Of those 49% were owner-occupied, 8% were wholly tenanted and 43% were of mixed tenure. In all, there were 127 dairy herds, 295 beef cattle herds and 389 sheep flocks involved.

For hill and upland dairy farms, the results showed an increase in farm business income (FBI) of 7% with the value of both outputs and inputs rising by around 20%. The milk price fell from 25.67p/litre to 22.77p during the period, a decrease of 11%.

On lowland dairy farms the value of outputs fell by nearly 3% compared to a 22% increase last year while the cost of inputs rose by 2% over the same period. The milk price fell from 26.51p/litre to 23.13p – a fall of nearly 13%.

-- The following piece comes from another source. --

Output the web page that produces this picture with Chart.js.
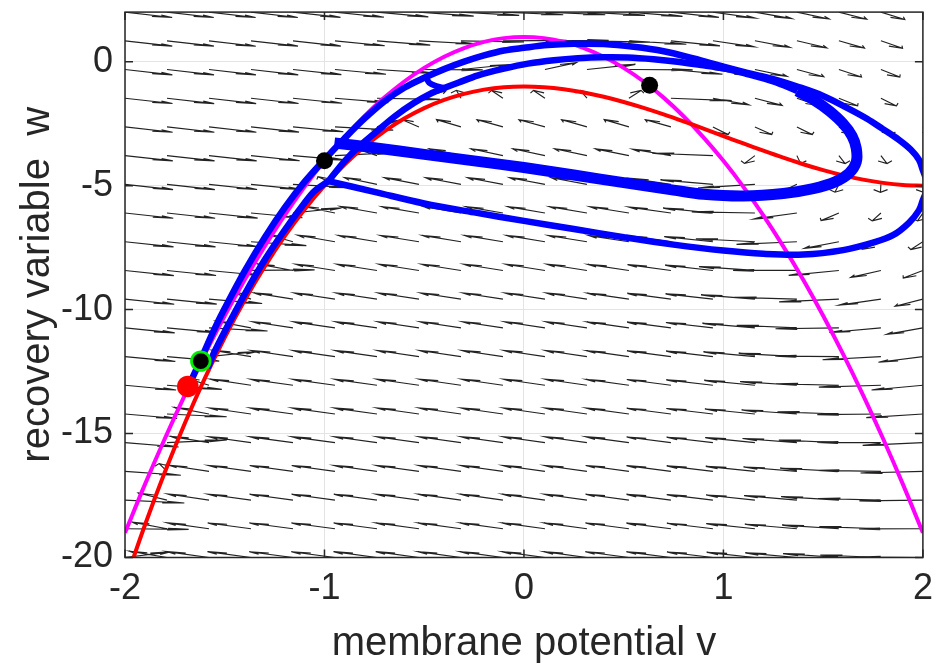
<!DOCTYPE html>
<html><head><meta charset="utf-8">
<script src="https://cdn.jsdelivr.net/npm/chart.js@4.4.1/dist/chart.umd.min.js"></script>
<style>html,body{margin:0;padding:0;background:#fff;}canvas{display:block;}</style>
</head><body>
<canvas id="c" width="935" height="668" style="width:935px;height:668px"></canvas>
<script>
// ---------- axes ----------
const xTicks = [-2, -1, 0, 1, 2];
const yTicks = [-20, -15, -10, -5, 0];
const xLabel = 'membrane potential v';
const yLabel = 'recovery variable  w';

// ---------- nullclines ----------
const curveV = [-2.0,-1.9,-1.8,-1.7,-1.6,-1.5,-1.4,-1.3,-1.2,-1.1,-1.0,-0.9,-0.8,-0.7,-0.6,-0.5,-0.4,-0.3,-0.2,-0.1,0.0,
  0.1,0.2,0.3,0.4,0.5,0.6,0.7,0.8,0.9,1.0,1.1,1.2,1.3,1.4,1.5,1.6,1.7,1.8,1.9,2.0];
const redNullW = [-21,-18.689,-16.552,-14.583,-12.776,-11.125,-9.624,-8.267,-7.048,-5.961,
  -5,-4.159,-3.432,-2.813,-2.296,-1.875,-1.544,-1.297,-1.128,-1.031,-1,
  -1.029,-1.112,-1.243,-1.416,-1.625,-1.864,-2.127,-2.408,-2.701,-3,
  -3.299,-3.592,-3.873,-4.136,-4.375,-4.584,-4.757,-4.888,-4.971,-5];
const magNullW = [-19,-17.05,-15.2,-13.45,-11.8,-10.25,-8.8,-7.45,-6.2,-5.05,
  -4,-3.05,-2.2,-1.45,-0.8,-0.25,0.2,0.55,0.8,0.95,1,
  0.95,0.8,0.55,0.2,-0.25,-0.8,-1.45,-2.2,-3.05,-4,
  -5.05,-6.2,-7.45,-8.8,-10.25,-11.8,-13.45,-15.2,-17.05,-19];

// ---------- direction field grid ----------
const gridV = [-2,-1.7895,-1.5789,-1.3684,-1.1579,-0.9474,-0.7368,-0.5263,-0.3158,-0.1053,
  0.1053,0.3158,0.5263,0.7368,0.9474,1.1579,1.3684,1.5789,1.7895,2];
const gridW = [-20,-18.8421,-17.6842,-16.5263,-15.3684,-14.2105,-13.0526,-11.8947,-10.7368,-9.5789,
  -8.4211,-7.2632,-6.1053,-4.9474,-3.7895,-2.6316,-1.4737,-0.3158,0.8421,2];
const redAtGrid = [-21,-16.338,-12.416,-9.180,-6.575,-4.543,-3.029,-1.977,-1.331,-1.034,
  -1.032,-1.268,-1.685,-2.229,-2.842,-3.470,-4.055,-4.543,-4.876,-5];
const magAtGrid = [-19,-15.012,-11.465,-8.363,-5.704,-3.488,-1.715,-0.385,0.501,0.945,
  0.945,0.501,-0.385,-1.715,-3.488,-5.704,-8.363,-11.465,-15.012,-19];

// ---------- trajectory pieces ----------
const outerV = [-1.665,-1.62,-1.6,-1.55,-1.5,-1.4,-1.3,-1.2,-1.1,-1.0,-0.9,-0.8,-0.7,-0.6,-0.5,-0.4,-0.3,-0.2,-0.1,0.0,
  0.12,0.25,0.4,0.55,0.7,0.85,1.0,1.12,1.25,1.37,1.5,1.62,1.72,1.8,1.88,1.94,1.98,2.0,2.02,2.03,2.02,2.0,
  1.98,1.93,1.85,1.75,1.6,1.4,1.2,1.0,0.75,0.5,0.25,0.0,-0.25,-0.5,-0.75,-0.98];
const outerW = [-12.8,-12.02,-11.65,-10.76,-9.95,-8.45,-7.1,-5.9,-4.85,-3.95,-3.1,-2.3,-1.6,-1.05,-0.65,-0.3,0.0,0.25,0.45,0.56,
  0.67,0.72,0.71,0.6,0.42,0.13,-0.2,-0.45,-0.7,-1.0,-1.38,-1.86,-2.3,-2.72,-3.15,-3.55,-3.95,-4.38,-4.8,-5.0,-5.2,-5.58,
  -6.0,-6.5,-7.0,-7.3,-7.6,-7.78,-7.75,-7.62,-7.38,-7.08,-6.75,-6.42,-6.08,-5.72,-5.25,-4.82];
const innerLowV = [-0.98,-1.05,-1.1,-1.2,-1.3,-1.4,-1.5,-1.55,-1.585];
const innerLowW = [-4.82,-5.22,-5.7,-6.8,-8.0,-9.38,-10.88,-11.68,-12.35];
const innerUpV = [-0.98,-0.9,-0.83,-0.75,-0.65,-0.55,-0.47,-0.4,-0.33,-0.23,-0.1,0.02,0.15,0.27,0.4,0.52,0.65,0.77,0.9,1.02,1.12,1.25,1.37];
const innerUpW = [-4.82,-4.02,-3.45,-2.9,-2.22,-1.66,-1.3,-1.06,-0.85,-0.55,-0.28,-0.08,0.06,0.14,0.18,0.17,0.1,0.0,-0.15,-0.3,-0.5,-0.8,-1.18];
const loopV = [1.37,1.46,1.53,1.6,1.645,1.666,1.666,1.63,1.56,1.45,1.3,1.1,0.9,0.75,0.5,0.25,0.0,-0.25,-0.5,-0.75,-0.95];
const loopW = [-1.18,-1.58,-1.98,-2.5,-3.0,-3.5,-4.05,-4.5,-4.85,-5.12,-5.32,-5.42,-5.35,-5.18,-4.88,-4.57,-4.27,-4.0,-3.74,-3.47,-3.28];
const hookV = [-0.49,-0.475,-0.44,-0.4];
const hookW = [-0.62,-0.85,-0.98,-1.06];

// ---------- marked points ----------
const blackDotV = [-1.0, 0.63];
const blackDotW = [-4.0, -0.95];
const startDotV = [-1.62];
const startDotW = [-12.08];
const redDotV = [-1.685];
const redDotW = [-13.1];

const pts = (vs, ws) => vs.map((v, i) => ({x: v, y: ws[i]}));

const BLUE = '#0000ff';
const lineDs = (vs, ws, color, width, order) => ({
  type: 'scatter', showLine: true, data: pts(vs, ws), borderColor: color, backgroundColor: color,
  borderWidth: width, pointRadius: 0, tension: 0.35, clip: 0, order: order,
  borderJoinStyle: 'round', borderCapStyle: 'butt'
});
const dotDs = (vs, ws, fill, stroke, r, bw, order) => ({
  type: 'scatter', showLine: false, data: pts(vs, ws), pointRadius: r, pointBackgroundColor: fill,
  pointBorderColor: stroke, pointBorderWidth: bw, clip: false, order: order
});

const ARROW_SCALE = 0.32, HEAD_A = 0.33, HEAD_B = 0.33;

const fieldAndFrame = {
  id: 'fieldAndFrame',
  beforeDatasetsDraw(chart) {
    const {ctx, chartArea: a, scales: {x, y}} = chart;
    ctx.save();
    ctx.beginPath(); ctx.rect(a.left, a.top, a.right - a.left, a.bottom - a.top); ctx.clip();
    ctx.strokeStyle = '#222222'; ctx.lineWidth = 1.15;
    ctx.beginPath();
    for (let i = 0; i < gridV.length; i++) {
      for (let j = 0; j < gridW.length; j++) {
        const v = gridV[i], w = gridW[j];
        let du = w - redAtGrid[i];
        let dw = magAtGrid[i] - w;
        const n = Math.hypot(du, dw) || 1;
        du = du / n * ARROW_SCALE; dw = dw / n * ARROW_SCALE;
        const tv = v + du, tw = w + dw;
        const h1v = tv - HEAD_A * (du + HEAD_B * dw), h1w = tw - HEAD_A * (dw - HEAD_B * du);
        const h2v = tv - HEAD_A * (du - HEAD_B * dw), h2w = tw - HEAD_A * (dw + HEAD_B * du);
        ctx.moveTo(x.getPixelForValue(v), y.getPixelForValue(w));
        ctx.lineTo(x.getPixelForValue(tv), y.getPixelForValue(tw));
        ctx.moveTo(x.getPixelForValue(h1v), y.getPixelForValue(h1w));
        ctx.lineTo(x.getPixelForValue(tv), y.getPixelForValue(tw));
        ctx.lineTo(x.getPixelForValue(h2v), y.getPixelForValue(h2w));
      }
    }
    ctx.stroke();
    ctx.restore();
  },
  afterDatasetsDraw(chart) {
    const {ctx, chartArea: a, scales: {x, y}} = chart;
    ctx.save();
    ctx.strokeStyle = '#262626'; ctx.lineWidth = 1.5;
    ctx.strokeRect(a.left, a.top, a.right - a.left, a.bottom - a.top);
    ctx.beginPath();
    const tl = 8;
    xTicks.forEach(t => {
      const px = x.getPixelForValue(t);
      ctx.moveTo(px, a.bottom); ctx.lineTo(px, a.bottom - tl);
      ctx.moveTo(px, a.top); ctx.lineTo(px, a.top + tl);
    });
    yTicks.forEach(t => {
      const py = y.getPixelForValue(t);
      ctx.moveTo(a.left, py); ctx.lineTo(a.left + tl, py);
      ctx.moveTo(a.right, py); ctx.lineTo(a.right - tl, py);
    });
    ctx.stroke();
    ctx.restore();
  }
};

const FONT = 'Liberation Sans, Arial, Helvetica, sans-serif';
new Chart(document.getElementById('c'), {
  type: 'scatter',
  data: {
    datasets: [
      dotDs(redDotV, redDotW, '#ff0000', '#ff0000', 10.8, 0, 0),
      dotDs(startDotV, startDotW, '#000000', '#00ee00', 9.3, 2.8, 1),
      dotDs(blackDotV, blackDotW, '#000000', '#000000', 8.5, 0, 2),
      lineDs(hookV, hookW, BLUE, 6, 3),
      lineDs(loopV, loopW, BLUE, 11, 4),
      lineDs(innerUpV, innerUpW, BLUE, 6.5, 5),
      lineDs(innerLowV, innerLowW, BLUE, 6.5, 6),
      lineDs(outerV, outerW, BLUE, 6.5, 7),
      lineDs(curveV, redNullW, '#ff0000', 4, 8),
      lineDs(curveV, magNullW, '#ff00ff', 4, 9)
    ]
  },
  options: {
    responsive: false, animation: false, devicePixelRatio: 1, events: [],
    layout: {padding: {top: 7, right: 8, left: 0, bottom: 0}},
    plugins: {legend: {display: false}, tooltip: {enabled: false}},
    scales: {
      x: {
        type: 'linear', min: -2, max: 2,
        afterBuildTicks: s => { s.ticks = xTicks.map(v => ({value: v})); },
        afterFit: s => { s.height = 110.5; s.paddingLeft = 0; s.paddingRight = 0; },
        grid: {color: '#e4e4e4', lineWidth: 1, drawTicks: false},
        border: {display: false},
        ticks: {font: {family: FONT, size: 36}, color: '#262626', padding: 10, maxRotation: 0, callback: v => String(v)},
        title: {display: true, text: xLabel, font: {family: FONT, size: 40}, color: '#262626', padding: {top: 0, bottom: 0}}
      },
      y: {
        type: 'linear', min: -20, max: 2,
        afterBuildTicks: s => { s.ticks = yTicks.map(v => ({value: v})); },
        afterFit: s => { s.width = 125; s.paddingTop = 0; s.paddingBottom = 0; },
        grid: {color: '#e4e4e4', lineWidth: 1, drawTicks: false},
        border: {display: false},
        ticks: {font: {family: FONT, size: 36}, color: '#262626', padding: 12, callback: v => String(v)},
        title: {display: true, text: yLabel, font: {family: FONT, size: 40}, color: '#262626', padding: {top: 14, bottom: 0}}
      }
    }
  },
  plugins: [fieldAndFrame]
});
</script>
</body></html>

Hill sheep farm output rose by 16.5% and inputs increased by 4%, leading to an increase in FBI of 56%.

On hill cattle and sheep farms the total value of outputs rose by 14% and inputs were up by 7%/t. The FBI rose by 37%.

Upland cattle and sheep farms recorded an increase in the value of outputs by 9% between 2007-2008 and 2008-2009, while inputs rose by 7%. The result was an increase of 19% in FBI.

The value of outputs on lowland cattle and sheep farms rose by 9%, while inputs increased 8%. The FBI increased by 13%.